[RECORDED INFORMATION]
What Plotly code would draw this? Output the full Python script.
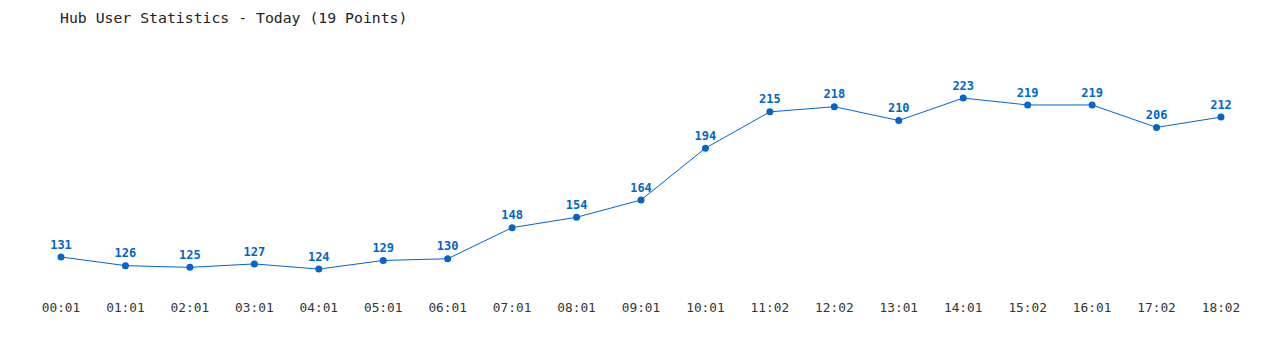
import plotly.graph_objects as go

times = ["00:01", "01:01", "02:01", "03:01", "04:01", "05:01", "06:01", "07:01", "08:01", "09:01",
         "10:01", "11:02", "12:02", "13:01", "14:01", "15:02", "16:01", "17:02", "18:02"]
users = [131, 126, 125, 127, 124, 129, 130, 148, 154, 164, 194, 215, 218, 210, 223, 219, 219, 206, 212]

blue = "#0066cc"
fig = go.Figure()
fig.add_trace(go.Scatter(
    x=list(range(len(times))), y=users,
    mode="lines+markers+text",
    line=dict(color=blue, width=1),
    marker=dict(color=blue, size=7),
    text=[str(v) for v in users],
    textposition="top center",
    textfont=dict(family="DejaVu Sans Mono", size=12, color=blue, weight="bold"),
    cliponaxis=False,
    hoverinfo="skip",
))

fig.update_layout(
    width=1280, height=350,
    margin=dict(l=61, r=59, t=40, b=60),
    paper_bgcolor="white", plot_bgcolor="white",
    showlegend=False,
    title=dict(text="Hub User Statistics - Today (19 Points)",
               font=dict(family="DejaVu Sans Mono", size=14.8, color="#222"),
               x=60/1280, xanchor="left", xref="container",
               y=1-18/350, yanchor="middle", yref="container"),
    xaxis=dict(range=[0, 18], tickmode="array", tickvals=list(range(len(times))), ticktext=times,
               showgrid=False, zeroline=False, showline=False, ticks="",
               ticklabelstandoff=8,
               tickfont=dict(family="DejaVu Sans Mono", size=12.8, color="#333")),
    yaxis=dict(range=[111.9, 256.6], visible=False, showgrid=False, zeroline=False),
)
fig.write_html("out.html")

[SET PROBLEM] Restate only the lines running from the start of the material above through the line containing "219, 206, 212]", ends included. No pictures.

[RESULT BELOW]
What Plotly code would draw this? Output the full Python script.
import plotly.graph_objects as go

times = ["00:01", "01:01", "02:01", "03:01", "04:01", "05:01", "06:01", "07:01", "08:01", "09:01",
         "10:01", "11:02", "12:02", "13:01", "14:01", "15:02", "16:01", "17:02", "18:02"]
users = [131, 126, 125, 127, 124, 129, 130, 148, 154, 164, 194, 215, 218, 210, 223, 219, 219, 206, 212]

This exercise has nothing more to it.